>> start SOURCE EXCERPT

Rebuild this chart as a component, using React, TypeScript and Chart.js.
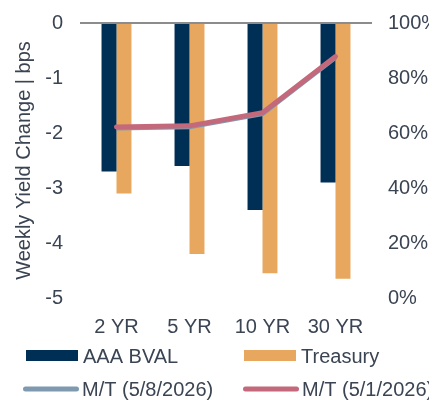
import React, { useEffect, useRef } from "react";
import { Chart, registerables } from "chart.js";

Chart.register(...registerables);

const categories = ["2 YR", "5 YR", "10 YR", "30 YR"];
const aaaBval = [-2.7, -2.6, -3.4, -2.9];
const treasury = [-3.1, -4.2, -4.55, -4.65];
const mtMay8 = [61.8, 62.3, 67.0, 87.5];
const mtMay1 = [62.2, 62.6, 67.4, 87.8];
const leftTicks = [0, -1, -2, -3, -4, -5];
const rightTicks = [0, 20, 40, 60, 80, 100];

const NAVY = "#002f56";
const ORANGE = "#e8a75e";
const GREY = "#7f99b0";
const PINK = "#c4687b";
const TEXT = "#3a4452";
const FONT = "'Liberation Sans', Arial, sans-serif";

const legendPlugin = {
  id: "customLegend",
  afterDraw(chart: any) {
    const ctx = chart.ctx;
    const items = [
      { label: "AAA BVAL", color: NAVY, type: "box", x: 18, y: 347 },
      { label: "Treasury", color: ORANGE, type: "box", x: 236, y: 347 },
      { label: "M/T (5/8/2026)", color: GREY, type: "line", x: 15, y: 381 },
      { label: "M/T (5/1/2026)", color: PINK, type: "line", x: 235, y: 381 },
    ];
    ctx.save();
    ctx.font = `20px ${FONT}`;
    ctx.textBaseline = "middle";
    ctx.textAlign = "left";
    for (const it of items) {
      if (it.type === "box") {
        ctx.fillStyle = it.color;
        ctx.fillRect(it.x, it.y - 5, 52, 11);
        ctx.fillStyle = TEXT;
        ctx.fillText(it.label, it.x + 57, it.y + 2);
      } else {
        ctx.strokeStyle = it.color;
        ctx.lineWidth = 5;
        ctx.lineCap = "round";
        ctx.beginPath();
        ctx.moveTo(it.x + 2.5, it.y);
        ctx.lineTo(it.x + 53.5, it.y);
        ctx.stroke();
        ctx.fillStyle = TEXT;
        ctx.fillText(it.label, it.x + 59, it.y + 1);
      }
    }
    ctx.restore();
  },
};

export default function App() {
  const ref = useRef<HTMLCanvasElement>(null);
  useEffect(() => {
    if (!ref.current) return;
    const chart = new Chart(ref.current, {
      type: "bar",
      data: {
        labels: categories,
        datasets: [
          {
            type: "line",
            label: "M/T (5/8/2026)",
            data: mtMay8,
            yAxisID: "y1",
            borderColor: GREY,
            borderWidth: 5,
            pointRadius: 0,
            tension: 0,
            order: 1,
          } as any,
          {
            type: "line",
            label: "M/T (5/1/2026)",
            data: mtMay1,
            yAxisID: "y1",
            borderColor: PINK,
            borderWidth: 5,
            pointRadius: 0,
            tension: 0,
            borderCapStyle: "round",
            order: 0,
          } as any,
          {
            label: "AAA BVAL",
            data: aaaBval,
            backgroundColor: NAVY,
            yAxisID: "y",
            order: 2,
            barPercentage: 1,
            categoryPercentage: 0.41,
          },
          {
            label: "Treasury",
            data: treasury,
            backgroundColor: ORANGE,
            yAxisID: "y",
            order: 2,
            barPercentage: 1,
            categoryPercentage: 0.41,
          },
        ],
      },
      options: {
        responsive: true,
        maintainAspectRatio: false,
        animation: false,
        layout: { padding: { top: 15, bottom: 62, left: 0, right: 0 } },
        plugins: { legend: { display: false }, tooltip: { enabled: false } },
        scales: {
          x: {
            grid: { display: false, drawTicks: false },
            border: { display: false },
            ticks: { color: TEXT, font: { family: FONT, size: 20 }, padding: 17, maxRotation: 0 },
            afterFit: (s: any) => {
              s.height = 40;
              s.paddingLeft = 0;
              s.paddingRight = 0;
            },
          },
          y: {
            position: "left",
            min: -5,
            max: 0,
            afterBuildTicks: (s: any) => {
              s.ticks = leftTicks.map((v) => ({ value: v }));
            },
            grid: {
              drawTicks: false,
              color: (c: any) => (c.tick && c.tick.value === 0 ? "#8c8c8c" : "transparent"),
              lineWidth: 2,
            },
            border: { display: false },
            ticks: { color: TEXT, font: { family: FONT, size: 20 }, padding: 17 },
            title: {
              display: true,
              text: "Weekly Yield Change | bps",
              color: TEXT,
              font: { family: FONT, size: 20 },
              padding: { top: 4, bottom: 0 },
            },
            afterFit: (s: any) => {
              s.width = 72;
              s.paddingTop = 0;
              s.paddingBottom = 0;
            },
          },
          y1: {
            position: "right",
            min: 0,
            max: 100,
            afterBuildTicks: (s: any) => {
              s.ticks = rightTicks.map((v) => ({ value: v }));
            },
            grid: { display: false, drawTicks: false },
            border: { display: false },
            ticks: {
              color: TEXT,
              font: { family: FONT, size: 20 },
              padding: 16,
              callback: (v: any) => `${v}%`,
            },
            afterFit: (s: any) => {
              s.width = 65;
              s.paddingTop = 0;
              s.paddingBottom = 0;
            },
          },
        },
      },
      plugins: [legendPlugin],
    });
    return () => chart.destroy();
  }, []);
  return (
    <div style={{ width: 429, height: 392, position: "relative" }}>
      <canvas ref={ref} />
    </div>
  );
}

>> end SOURCE EXCERPT

Retype the whole listing exactly and leave the pictures out.

▶ **TASK OUTPUT**:
Rebuild this chart as a component, using React, TypeScript and Chart.js.
import React, { useEffect, useRef } from "react";
import { Chart, registerables } from "chart.js";

Chart.register(...registerables);

const categories = ["2 YR", "5 YR", "10 YR", "30 YR"];
const aaaBval = [-2.7, -2.6, -3.4, -2.9];
const treasury = [-3.1, -4.2, -4.55, -4.65];
const mtMay8 = [61.8, 62.3, 67.0, 87.5];
const mtMay1 = [62.2, 62.6, 67.4, 87.8];
const leftTicks = [0, -1, -2, -3, -4, -5];
const rightTicks = [0, 20, 40, 60, 80, 100];

const NAVY = "#002f56";
const ORANGE = "#e8a75e";
const GREY = "#7f99b0";
const PINK = "#c4687b";
const TEXT = "#3a4452";
const FONT = "'Liberation Sans', Arial, sans-serif";

const legendPlugin = {
  id: "customLegend",
  afterDraw(chart: any) {
    const ctx = chart.ctx;
    const items = [
      { label: "AAA BVAL", color: NAVY, type: "box", x: 18, y: 347 },
      { label: "Treasury", color: ORANGE, type: "box", x: 236, y: 347 },
      { label: "M/T (5/8/2026)", color: GREY, type: "line", x: 15, y: 381 },
      { label: "M/T (5/1/2026)", color: PINK, type: "line", x: 235, y: 381 },
    ];
    ctx.save();
    ctx.font = `20px ${FONT}`;
    ctx.textBaseline = "middle";
    ctx.textAlign = "left";
    for (const it of items) {
      if (it.type === "box") {
        ctx.fillStyle = it.color;
        ctx.fillRect(it.x, it.y - 5, 52, 11);
        ctx.fillStyle = TEXT;
        ctx.fillText(it.label, it.x + 57, it.y + 2);
      } else {
        ctx.strokeStyle = it.color;
        ctx.lineWidth = 5;
        ctx.lineCap = "round";
        ctx.beginPath();
        ctx.moveTo(it.x + 2.5, it.y);
        ctx.lineTo(it.x + 53.5, it.y);
        ctx.stroke();
        ctx.fillStyle = TEXT;
        ctx.fillText(it.label, it.x + 59, it.y + 1);
      }
    }
    ctx.restore();
  },
};

export default function App() {
  const ref = useRef<HTMLCanvasElement>(null);
  useEffect(() => {
    if (!ref.current) return;
    const chart = new Chart(ref.current, {
      type: "bar",
      data: {
        labels: categories,
        datasets: [
          {
            type: "line",
            label: "M/T (5/8/2026)",
            data: mtMay8,
            yAxisID: "y1",
            borderColor: GREY,
            borderWidth: 5,
            pointRadius: 0,
            tension: 0,
            order: 1,
          } as any,
          {
            type: "line",
            label: "M/T (5/1/2026)",
            data: mtMay1,
            yAxisID: "y1",
            borderColor: PINK,
            borderWidth: 5,
            pointRadius: 0,
            tension: 0,
            borderCapStyle: "round",
            order: 0,
          } as any,
          {
            label: "AAA BVAL",
            data: aaaBval,
            backgroundColor: NAVY,
            yAxisID: "y",
            order: 2,
            barPercentage: 1,
            categoryPercentage: 0.41,
          },
          {
            label: "Treasury",
            data: treasury,
            backgroundColor: ORANGE,
            yAxisID: "y",
            order: 2,
            barPercentage: 1,
            categoryPercentage: 0.41,
          },
        ],
      },
      options: {
        responsive: true,
        maintainAspectRatio: false,
        animation: false,
        layout: { padding: { top: 15, bottom: 62, left: 0, right: 0 } },
        plugins: { legend: { display: false }, tooltip: { enabled: false } },
        scales: {
          x: {
            grid: { display: false, drawTicks: false },
            border: { display: false },
            ticks: { color: TEXT, font: { family: FONT, size: 20 }, padding: 17, maxRotation: 0 },
            afterFit: (s: any) => {
              s.height = 40;
              s.paddingLeft = 0;
              s.paddingRight = 0;
            },
          },
          y: {
            position: "left",
            min: -5,
            max: 0,
            afterBuildTicks: (s: any) => {
              s.ticks = leftTicks.map((v) => ({ value: v }));
            },
            grid: {
              drawTicks: false,
              color: (c: any) => (c.tick && c.tick.value === 0 ? "#8c8c8c" : "transparent"),
              lineWidth: 2,
            },
            border: { display: false },
            ticks: { color: TEXT, font: { family: FONT, size: 20 }, padding: 17 },
            title: {
              display: true,
              text: "Weekly Yield Change | bps",
              color: TEXT,
              font: { family: FONT, size: 20 },
              padding: { top: 4, bottom: 0 },
            },
            afterFit: (s: any) => {
              s.width = 72;
              s.paddingTop = 0;
              s.paddingBottom = 0;
            },
          },
          y1: {
            position: "right",
            min: 0,
            max: 100,
            afterBuildTicks: (s: any) => {
              s.ticks = rightTicks.map((v) => ({ value: v }));
            },
            grid: { display: false, drawTicks: false },
            border: { display: false },
            ticks: {
              color: TEXT,
              font: { family: FONT, size: 20 },
              padding: 16,
              callback: (v: any) => `${v}%`,
            },
            afterFit: (s: any) => {
              s.width = 65;
              s.paddingTop = 0;
              s.paddingBottom = 0;
            },
          },
        },
      },
      plugins: [legendPlugin],
    });
    return () => chart.destroy();
  }, []);
  return (
    <div style={{ width: 429, height: 392, position: "relative" }}>
      <canvas ref={ref} />
    </div>
  );
}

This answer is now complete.